Even more importantly, you can view new art with a clean eye, in a way that’s rarely possible with works firmly enshrined in the canons of great art. Short of a radical step such as the cleaning of the Sistine Chapel’s ceiling, I doubt that anyone can appreciate works from the high renaissance like da Vinci’s Mona Lisa in the same way that people in the sixteenth century could. We’ve not only seen these works too often, but we’ve been told too often what to think of them. While some appreciation can be gained by seeing such works in person as opposed to in a print or an illustration, for the most part we’ve lost the power to see these works for themselves. With newer, less familiar works, we can still see the accomplishment for themselves.

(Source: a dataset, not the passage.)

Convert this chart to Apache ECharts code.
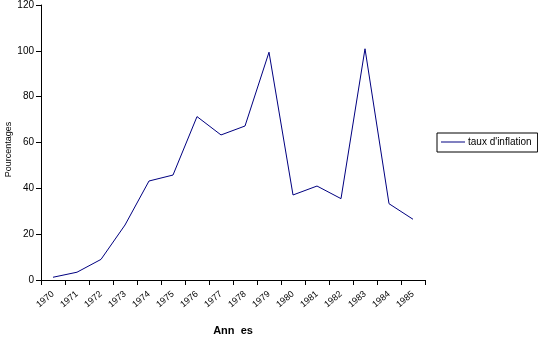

This ability is important, because living with art enriches and relaxes us. A room designed by an architect of genius is simply a comfortable place to live or work, although many people would be hard-pressed to notice or tell you why. A room decorated with art that you can still see with fresh eyes has much the same effect. Both are at the opposite end of the spectrum from public institutions with deliberately mediocre art. What’s more, such rooms become more comfortable as people spent more time relaxed in them; the way we use room really can create an impression or aura that we can respond to (which is why I don’t frequent the coffee shop in the old gatehouse of the BC Penitentiary – there’s been too much misery, however justified, in the place for it ever to be a place I’d care to linger).

In the same way, with my new bracelet, I walk a little straighter and my stride has a bit more of a bounce because I am always aware of its weight on my arm, and the way it catches the light. Moreover – even better than an artistic room or a room full of art – I carry the bracelet with me, and can enjoy a closer look at the design whenever I want.

That, really, is the ultimate pleasure in commissioning a new piece of art for yourself: You not only have a unique relation to it, but your life is broadened by an appreciation of something breathtaking and new.